Wednesday, 17 November 2021

Shopping stories!

We’ve been carefully eking our groceries during this brief last stay in the flat here on Calle Aragón. There has been little point in buying value multi-packs of anything as stuff that we don’t use and can’t donate to charity will have to be thrown away. 

Yesterday morning I just about scraped enough coffee out of the packet to put on our usual moka coffee pot for breakfast. So I needed to get some more, reluctantly! I had already been to the Mercadona supermarket next door for milk and a couple of other items. There I had semi-grumpily given way to a stressed woman clutching a pizza and a jar of hotdog sausages who pleaded to go in front of me as she had to go to work. I let her scuttle through, graciously accepting her thanks.

It’s a good job she wasn’t in the Eroski supermarket, that’s all I can say. 

Because my coffee purchasing involved a trip down to the Eroski supermarket on Travesía de Vigo. We don’t much like the coffee they sell in Mercadona but Eroski sells quite acceptable ground coffee. And it seems to me that it’s worth going slightly out of your way to get decent coffee. And it’s only a short walk, and besides, the sun was still shining.

However, I had forgotten how slow they are in Eroski compared to the brisk efficiency of Mercadona. Only two out of five tills were operating. I chose the one which had the shorter queue, a queue of people with baskets rather than huge trolley loads of stuff. Mistake! The customer at the till, all her goods already in her wheelie shopping bag, was having a long conversation about her Eroski card and whether she could redeem the points on it and goodness knows what else. As ever, this involved much pressing of buttons on the cash desk, a consultation with an under-manager and about a ream of paper being printed off. 

Eroski still has special offers on kitchenware that you can save up for by collecting points or stamps if you have their loyalty card. I still have at home in England some very nice supposedly Wedgewood coffee cups, tasteful white with a pale yellow flower design, which I saved for during our first year of living more or less permanently in Spain. The current offer is some rather tacky-looking melamine mugs and bowls. Standards have clearly fallen. 

After that blockage had cleared, the queue started moving. The lady with the most purchases got through in record time. Then the elderly lady ahead of me, having placed her few goods on the belt, remembered something she needed desperately to buy and scuttled off. I was about to suggest to the cashier that she put my single purchase of a packet of ground coffee through the till while we waited but the elderly lady returned. She had selected some kind of beauty product which came in a sealed sturdy plastic container from which the cashier had to release it, the kind of thing you get on expensive bottles of whisky. Another little delay.

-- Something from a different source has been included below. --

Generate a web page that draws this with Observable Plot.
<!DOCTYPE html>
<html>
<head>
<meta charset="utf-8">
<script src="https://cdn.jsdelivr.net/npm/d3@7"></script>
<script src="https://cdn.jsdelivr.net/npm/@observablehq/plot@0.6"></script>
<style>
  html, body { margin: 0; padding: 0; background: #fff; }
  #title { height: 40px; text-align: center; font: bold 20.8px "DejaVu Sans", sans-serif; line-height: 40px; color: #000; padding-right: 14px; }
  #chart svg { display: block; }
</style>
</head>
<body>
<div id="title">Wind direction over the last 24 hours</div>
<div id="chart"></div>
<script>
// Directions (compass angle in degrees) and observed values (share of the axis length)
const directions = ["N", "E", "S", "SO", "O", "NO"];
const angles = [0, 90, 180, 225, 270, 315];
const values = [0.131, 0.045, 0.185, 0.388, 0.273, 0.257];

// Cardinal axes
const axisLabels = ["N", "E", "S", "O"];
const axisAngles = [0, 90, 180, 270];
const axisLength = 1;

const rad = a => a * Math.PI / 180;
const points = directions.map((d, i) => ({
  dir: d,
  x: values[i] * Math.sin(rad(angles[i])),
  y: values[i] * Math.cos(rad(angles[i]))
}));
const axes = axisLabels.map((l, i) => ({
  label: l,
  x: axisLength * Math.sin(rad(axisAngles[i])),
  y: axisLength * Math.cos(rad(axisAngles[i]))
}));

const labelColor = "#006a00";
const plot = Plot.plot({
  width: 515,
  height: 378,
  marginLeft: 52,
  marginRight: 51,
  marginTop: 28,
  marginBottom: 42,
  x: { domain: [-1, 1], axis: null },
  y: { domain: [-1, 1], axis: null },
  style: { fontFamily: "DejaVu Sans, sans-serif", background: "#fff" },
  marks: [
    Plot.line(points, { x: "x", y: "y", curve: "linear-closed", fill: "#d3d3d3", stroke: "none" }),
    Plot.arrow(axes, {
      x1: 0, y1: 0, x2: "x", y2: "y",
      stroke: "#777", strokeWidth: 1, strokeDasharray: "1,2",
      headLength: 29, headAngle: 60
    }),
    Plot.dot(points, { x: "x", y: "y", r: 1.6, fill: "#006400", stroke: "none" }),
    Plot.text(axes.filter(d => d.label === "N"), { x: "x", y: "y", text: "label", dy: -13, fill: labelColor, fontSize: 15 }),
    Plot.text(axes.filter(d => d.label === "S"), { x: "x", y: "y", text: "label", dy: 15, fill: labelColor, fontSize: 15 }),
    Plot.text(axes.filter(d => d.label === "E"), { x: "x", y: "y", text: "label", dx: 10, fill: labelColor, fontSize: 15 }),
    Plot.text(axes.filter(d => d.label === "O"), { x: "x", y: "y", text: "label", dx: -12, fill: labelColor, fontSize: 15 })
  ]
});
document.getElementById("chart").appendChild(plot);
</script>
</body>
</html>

The elderly lady paid with a twenty euro note. So her face cream was not so extortionate in price as to merit such security measures but that’s how it is. The cashier then put the twenty euro note through one of those little machines that check the validity of the folding money being offered. 

I swear I spent longer in the queue than it took me to walk there and back again!

The people who live of Travesía de Vigo must be a bunch of scoundrels, that’s all I can say, if so many security measures need to be put in place. It’s not as if the elderly lady had proffered a fifty euro note, and even those are not exactly uncommon these days.

Goodness! I remember some years ago being in a small supermarket in Sanxenxo where a very elegantly dressed elderly lady bought about fifteen euros’ worth of stuff and proceeded to pay with a five hundred euro note (yes, that’s €500)! You can imagine the fluster and flurry at the till! I think it’s the only time I’ve seen a five hundred euro note. And even so I didn’t get much of a look at it. 

Do we even have £500 notes? I’ve certainly never even seen anyone offering a £50 note in a supermarket in the UK. Different strokes for different folks, as somebody I once knew used to say. 

Life goes on. Stay safe and well, everyone!